Года три продолжались мои занятия перепелиной наукой, а потом пришлось уехать, и надолго. Через семь лет я возвратился в Курск, и снова Коренная, и опять перепела и перепелятники. Как-то раз на рассвете я прохожу на конную мимо большого склада шерсти. Тут же высокая щогла, и на ней заливается богатейший перепел. Между несколькими слушателями глаза мои невольно остановились на одном. Это был старик, по всем приметам один из тех бродячих сапожников, которые занимаются починкой обуви на улицах. У старика на одной руке был надет сапог, в другой он держал шило. Перепел замолчал.
Сапожник обратился ко мне как к ближайшему соседу:
— А что, ваше благородие, не знаю, как вы, а я так полагаю: три раза такую птицу послушать — и помереть…
Слова эти были сказаны от души, и слезы чувствовались в голосе, да и были видны в глазах. Перепел действительно был удивительный, о нем судили, рядили и завидовали счастливцу-хозяину. Из Коренной мне пришлось торопиться в Тамбов к 10-й пятнице (Коренная известна под именем 9-й, но конная начинается раньше. Впрочем, это общая принадлежность всех известных мне ярмарок). Спутником моим в дороге был барышник, т.е. торговец лошадьми из г. Козлова, отъявленный перепелятник; он целую дорогу толковал мне о шерстяном (название, приобретенное корейским перепелом).
— Верите, нет ли, Сергей Иванович!

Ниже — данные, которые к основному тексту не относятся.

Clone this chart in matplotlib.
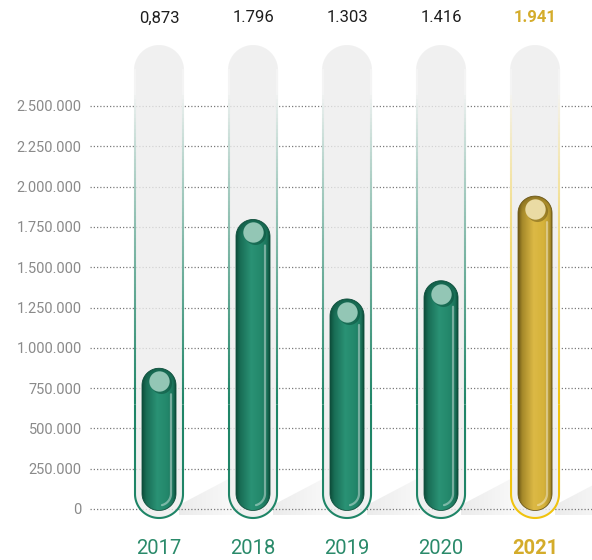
import numpy as np
import matplotlib
matplotlib.use("Agg")
import matplotlib.pyplot as plt
from matplotlib.patches import Polygon
from matplotlib.colors import to_rgb

years = ["2017", "2018", "2019", "2020", "2021"]
values = [873000, 1796000, 1303000, 1416000, 1941000]
value_labels = ["0,873", "1.796", "1.303", "1.416", "1.941"]
yticks = [0, 250000, 500000, 750000, 1000000, 1250000,
          1500000, 1750000, 2000000, 2250000, 2500000]
highlight = [False, False, False, False, True]

plt.rcParams["font.family"] = ["Roboto", "DejaVu Sans"]

W, H = 592, 560
fig = plt.figure(figsize=(W / 100, H / 100), dpi=100)
ax = fig.add_axes([90 / W, 0, 1 - 90 / W, 1])

# pixel <-> data scales (axes fills the figure height)
XL = (-0.734, 4.606)
py = 2500000 / 403
YL = (-51 * py, 2500000 + 106 * py)
px = (XL[1] - XL[0]) / (W - 90)

GREEN = {"edge": "#1f8567", "dark": "#0c4d3a", "mid": "#23876b",
         "light": "#2a9275", "hl": "#93c6b5", "text": "#2a8a6a"}
GOLD = {"edge": "#f0c30f", "dark": "#6b5615", "mid": "#d5b23a",
        "light": "#dcb945", "hl": "#eadba4", "text": "#d4ac2b"}


def pill(c, y0, y1, hw, n=40):
    rx, ry = hw * px, hw * py
    t = np.linspace(0, np.pi, n)
    top = np.column_stack([c + rx * np.cos(t), y1 - ry + ry * np.sin(t)])
    bot = np.column_stack([c - rx * np.cos(t), y0 + ry - ry * np.sin(t)])
    return np.vstack([top, bot])


def blend(a, b, t):
    return a * (1 - t) + b * t


tube_top = YL[1] - 45 * py
tube_bot = -9 * py
fade_full, fade_zero = 650000, 2580000
bg = np.array(to_rgb("#f4f4f4"))

for i, (v, hi) in enumerate(zip(values, highlight)):
    pal = GOLD if hi else GREEN
    c = i
    edge = np.array(to_rgb(pal["edge"]))

    # floor shadow
    sh = np.array([[c + 20 * px, -6 * py], [c + 20 * px, 4 * py],
                   [c + 100 * px, 46 * py], [c + 100 * px, -6 * py]])
    shp = Polygon(sh, closed=True, facecolor="none", edgecolor="none")
    ax.add_patch(shp)
    g = np.linspace(0, 1, 60)
    img = np.ones((2, 60, 4))
    img[..., :3] = 0.9
    img[..., 3] = 0.75 * (1 - g)
    im = ax.imshow(img, extent=[c + 20 * px, c + 100 * px, -6 * py, 46 * py],
                   origin="lower", aspect="auto", zorder=0.3, interpolation="bilinear")
    im.set_clip_path(shp)

    # outer tube
    ax.add_patch(Polygon(pill(c, tube_bot, tube_top, 25), closed=True,
                         facecolor="#ededed", alpha=0.78, edgecolor="none", zorder=1))

    # U-shaped outline: solid part, then fading upwards
    rx, ry = 24 * px, 24 * py
    t = np.linspace(np.pi, 2 * np.pi, 60)
    ys = np.linspace(fade_full, tube_bot + ry, 2)
    solid = np.vstack([np.column_stack([np.full(2, c - rx), ys]),
                       np.column_stack([c + rx * np.cos(t), tube_bot + ry + ry * np.sin(t)]),
                       np.column_stack([np.full(2, c + rx), ys[::-1]])])
    ax.plot(solid[:, 0], solid[:, 1], color=pal["edge"], lw=1.5, zorder=2,
            solid_capstyle="butt", solid_joinstyle="round")
    yf = np.linspace(fade_full, tube_top - ry, 90)
    for ya, yb in zip(yf[:-1], yf[1:]):
        a = np.clip((fade_zero - (ya + yb) / 2) / (fade_zero - fade_full), 0, 1) ** 0.85
        col = blend(bg, edge, a)
        for side in (-1, 1):
            ax.plot([c + side * rx, c + side * rx], [ya, yb], color=col, lw=1.5,
                    zorder=2, solid_capstyle="butt")

    # inner liquid bar with gradient
    y0 = -1.5 * py
    bar = Polygon(pill(c, y0, v, 17), closed=True, facecolor="none",
                  edgecolor=pal["dark"], lw=0.6, zorder=4)
    ax.add_patch(bar)
    nx, ny = 80, 300
    u = np.linspace(0, 1, nx)
    dark = np.array(to_rgb(pal["dark"]))
    mid = np.array(to_rgb(pal["mid"]))
    light = np.array(to_rgb(pal["light"]))
    stops_u = [0.0, 0.12, 0.45, 0.75, 0.92, 1.0]
    stops_c = [dark, blend(dark, mid, 0.55), light, mid, blend(mid, dark, 0.35), dark]
    row = np.stack([np.interp(u, stops_u, [s[k] for s in stops_c]) for k in range(3)], axis=1)
    yy = np.linspace(y0, v, ny)
    dist = (v - yy) / py  # px from top
    top_f = np.clip(1 - dist / 18, 0, 1) ** 1.3 * 0.75
    img = row[None, :, :] * (1 - top_f[:, None, None]) + dark[None, None, :] * top_f[:, None, None]
    im = ax.imshow(img, extent=[c - 17 * px, c + 17 * px, y0, v], origin="lower",
                   aspect="auto", zorder=3, interpolation="bilinear")
    im.set_clip_path(bar)

    # specular stripe on the right side
    sx = c + 12 * px
    t = np.linspace(0, -np.pi * 0.42, 20)
    ybase = y0 + 17 * py
    stripe_x = np.concatenate([[sx, sx], c + 12 * px * np.cos(t)])
    stripe_y = np.concatenate([[v - 26 * py, ybase], ybase + 12 * py * np.sin(t)])
    ax.plot(stripe_x, stripe_y, color="white", alpha=0.4, lw=1.6, zorder=5,
            solid_capstyle="round")

    # highlight bubble
    ax.scatter([c + 1.5 * px], [v - 15 * py], s=230, color=pal["dark"], alpha=0.5,
               lw=0, zorder=5)
    ax.scatter([c - 0.5 * px], [v - 13 * py], s=215, color=pal["hl"], lw=0, zorder=6)

    # labels
    ax.text(c, YL[1] - 18 * py, value_labels[i], ha="center", va="center",
            fontsize=12, color=pal["text"] if hi else "#1e1e1e",
            fontweight="bold" if hi else "normal")
    ax.text(c, -39 * py, years[i], ha="center", va="center", fontsize=14.5,
            color=pal["text"], fontweight="bold" if hi else "normal")

ax.set_xlim(XL)
ax.set_ylim(YL)
ax.set_yticks(yticks)
ax.set_yticklabels([f"{t:,}".replace(",", ".") for t in yticks])
ax.tick_params(axis="y", length=0, pad=6, labelsize=10.5, labelcolor="#8a8a8a")
ax.set_xticks([])
ax.set_axisbelow(True)
ax.yaxis.grid(True, linestyle=(0, (1, 1.6)), color="#7a7a7a", lw=0.9)
for s in ax.spines.values():
    s.set_visible(False)

fig.savefig("out.png", dpi=100)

Двадцать пять годов этим самым предметом страждую потому делу настоящему помеха, одни убытки, а такого черта, прости Господи, не слыхал…
Мой барышник даже плюнул и произнес перепелу восторженную похвалу в виде страшнейшего ругательства и положительно бессмысленного сообщения о невозможном факте, оскорблявшем родовую честь перепела.